* _Task objective_
Tell me how many lines hold "matplotlib", please, using only the number.
[START Material provided]
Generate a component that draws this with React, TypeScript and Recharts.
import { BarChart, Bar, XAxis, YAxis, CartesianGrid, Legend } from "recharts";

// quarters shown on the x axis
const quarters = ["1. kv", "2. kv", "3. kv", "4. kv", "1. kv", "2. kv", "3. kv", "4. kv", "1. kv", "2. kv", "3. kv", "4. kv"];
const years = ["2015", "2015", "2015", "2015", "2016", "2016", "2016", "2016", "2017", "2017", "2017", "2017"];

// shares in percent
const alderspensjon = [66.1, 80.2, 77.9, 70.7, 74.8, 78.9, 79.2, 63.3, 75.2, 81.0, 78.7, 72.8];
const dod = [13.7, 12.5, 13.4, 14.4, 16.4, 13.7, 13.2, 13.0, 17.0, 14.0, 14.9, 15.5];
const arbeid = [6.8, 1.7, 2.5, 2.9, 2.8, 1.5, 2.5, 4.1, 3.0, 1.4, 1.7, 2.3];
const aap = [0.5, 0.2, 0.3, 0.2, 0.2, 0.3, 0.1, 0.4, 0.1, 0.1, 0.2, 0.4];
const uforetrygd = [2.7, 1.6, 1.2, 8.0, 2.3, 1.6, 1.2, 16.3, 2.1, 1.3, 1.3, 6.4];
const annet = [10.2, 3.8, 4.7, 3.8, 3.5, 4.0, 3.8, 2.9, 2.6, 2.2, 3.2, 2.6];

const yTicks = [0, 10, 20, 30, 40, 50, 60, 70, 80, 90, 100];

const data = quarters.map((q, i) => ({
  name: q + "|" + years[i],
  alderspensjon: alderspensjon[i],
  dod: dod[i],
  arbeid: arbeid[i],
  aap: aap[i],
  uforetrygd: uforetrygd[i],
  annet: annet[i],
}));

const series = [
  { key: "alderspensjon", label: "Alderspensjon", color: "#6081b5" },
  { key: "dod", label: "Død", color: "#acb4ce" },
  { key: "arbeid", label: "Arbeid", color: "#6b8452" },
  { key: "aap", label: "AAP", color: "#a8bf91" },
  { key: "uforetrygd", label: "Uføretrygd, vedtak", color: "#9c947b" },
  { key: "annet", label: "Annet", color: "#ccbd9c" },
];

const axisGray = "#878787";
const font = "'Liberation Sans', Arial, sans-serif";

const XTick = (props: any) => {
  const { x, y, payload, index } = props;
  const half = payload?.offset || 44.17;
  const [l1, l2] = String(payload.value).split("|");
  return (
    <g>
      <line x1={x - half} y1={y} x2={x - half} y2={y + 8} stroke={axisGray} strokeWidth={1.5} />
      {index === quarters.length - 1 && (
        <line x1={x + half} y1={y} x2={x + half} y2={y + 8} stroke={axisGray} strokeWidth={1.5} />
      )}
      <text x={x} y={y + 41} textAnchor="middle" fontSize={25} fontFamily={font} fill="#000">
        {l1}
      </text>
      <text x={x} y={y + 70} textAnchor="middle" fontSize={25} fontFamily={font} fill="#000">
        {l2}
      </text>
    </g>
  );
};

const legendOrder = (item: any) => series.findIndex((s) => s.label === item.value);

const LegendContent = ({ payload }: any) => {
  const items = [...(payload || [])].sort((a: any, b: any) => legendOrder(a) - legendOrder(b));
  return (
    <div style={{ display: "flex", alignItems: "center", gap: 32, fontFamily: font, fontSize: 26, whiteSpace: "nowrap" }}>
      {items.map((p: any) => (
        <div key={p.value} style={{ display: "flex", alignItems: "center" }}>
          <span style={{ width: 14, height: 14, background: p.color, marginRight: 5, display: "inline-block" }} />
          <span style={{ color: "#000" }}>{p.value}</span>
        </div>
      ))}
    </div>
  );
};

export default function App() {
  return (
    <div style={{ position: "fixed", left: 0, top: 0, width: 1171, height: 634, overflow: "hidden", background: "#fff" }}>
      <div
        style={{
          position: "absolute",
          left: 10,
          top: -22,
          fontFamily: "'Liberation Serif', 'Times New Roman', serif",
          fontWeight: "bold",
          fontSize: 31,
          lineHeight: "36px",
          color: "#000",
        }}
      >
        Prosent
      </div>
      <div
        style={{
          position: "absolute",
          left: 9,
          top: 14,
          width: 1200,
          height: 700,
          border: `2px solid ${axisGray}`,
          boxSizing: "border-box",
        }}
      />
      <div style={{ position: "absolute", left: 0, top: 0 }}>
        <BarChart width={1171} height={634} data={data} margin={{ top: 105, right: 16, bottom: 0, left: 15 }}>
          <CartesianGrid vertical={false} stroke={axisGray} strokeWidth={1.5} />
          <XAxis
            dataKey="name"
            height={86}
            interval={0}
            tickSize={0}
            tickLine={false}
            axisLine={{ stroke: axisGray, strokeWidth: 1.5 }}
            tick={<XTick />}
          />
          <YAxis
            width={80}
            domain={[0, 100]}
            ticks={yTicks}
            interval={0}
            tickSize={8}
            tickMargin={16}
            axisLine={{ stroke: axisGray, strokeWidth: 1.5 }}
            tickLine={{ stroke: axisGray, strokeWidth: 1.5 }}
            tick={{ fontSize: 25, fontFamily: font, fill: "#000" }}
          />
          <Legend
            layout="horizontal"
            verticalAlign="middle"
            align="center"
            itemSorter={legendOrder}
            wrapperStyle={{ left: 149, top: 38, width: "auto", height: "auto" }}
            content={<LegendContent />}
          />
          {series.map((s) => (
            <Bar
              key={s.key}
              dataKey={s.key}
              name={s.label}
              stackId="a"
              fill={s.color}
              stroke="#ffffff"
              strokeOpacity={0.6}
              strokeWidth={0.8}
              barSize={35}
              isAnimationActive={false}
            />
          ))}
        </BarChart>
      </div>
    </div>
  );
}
[END Material provided]
[START Material provided]
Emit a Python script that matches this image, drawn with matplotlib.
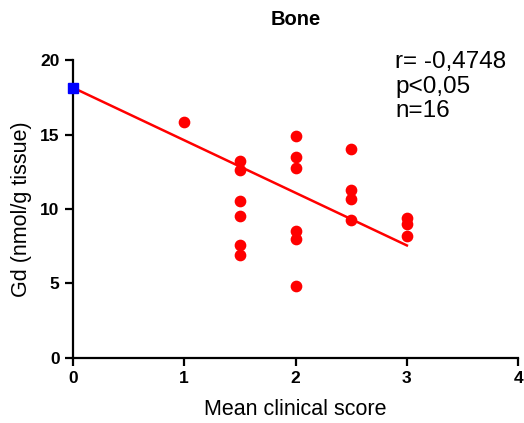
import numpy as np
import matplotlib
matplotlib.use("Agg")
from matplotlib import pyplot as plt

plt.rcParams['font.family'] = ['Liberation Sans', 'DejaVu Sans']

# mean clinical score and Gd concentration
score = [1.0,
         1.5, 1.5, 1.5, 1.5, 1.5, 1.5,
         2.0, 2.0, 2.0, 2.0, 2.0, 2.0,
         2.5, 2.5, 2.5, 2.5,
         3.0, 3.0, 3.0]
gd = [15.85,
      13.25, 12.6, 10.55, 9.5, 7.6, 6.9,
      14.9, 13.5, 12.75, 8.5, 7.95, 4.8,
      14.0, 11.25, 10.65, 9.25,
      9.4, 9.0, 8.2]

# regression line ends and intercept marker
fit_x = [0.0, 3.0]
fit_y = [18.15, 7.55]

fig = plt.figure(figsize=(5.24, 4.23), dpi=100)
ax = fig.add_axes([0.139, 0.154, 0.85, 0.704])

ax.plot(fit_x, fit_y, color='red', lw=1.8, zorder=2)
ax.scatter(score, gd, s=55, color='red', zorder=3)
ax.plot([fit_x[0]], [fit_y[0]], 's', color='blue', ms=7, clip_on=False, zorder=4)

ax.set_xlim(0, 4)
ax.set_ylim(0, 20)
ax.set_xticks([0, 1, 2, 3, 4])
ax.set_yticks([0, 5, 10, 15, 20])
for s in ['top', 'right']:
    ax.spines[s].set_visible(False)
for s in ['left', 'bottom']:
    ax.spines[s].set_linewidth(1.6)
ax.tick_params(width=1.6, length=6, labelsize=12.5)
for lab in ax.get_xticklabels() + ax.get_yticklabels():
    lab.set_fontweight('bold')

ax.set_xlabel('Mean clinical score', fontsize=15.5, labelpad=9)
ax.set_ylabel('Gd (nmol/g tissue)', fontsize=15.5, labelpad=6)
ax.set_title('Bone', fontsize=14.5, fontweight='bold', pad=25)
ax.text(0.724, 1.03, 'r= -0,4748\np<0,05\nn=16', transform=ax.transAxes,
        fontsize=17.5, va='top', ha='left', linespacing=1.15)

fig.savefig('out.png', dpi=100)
[END Material provided]
* _The solution_
4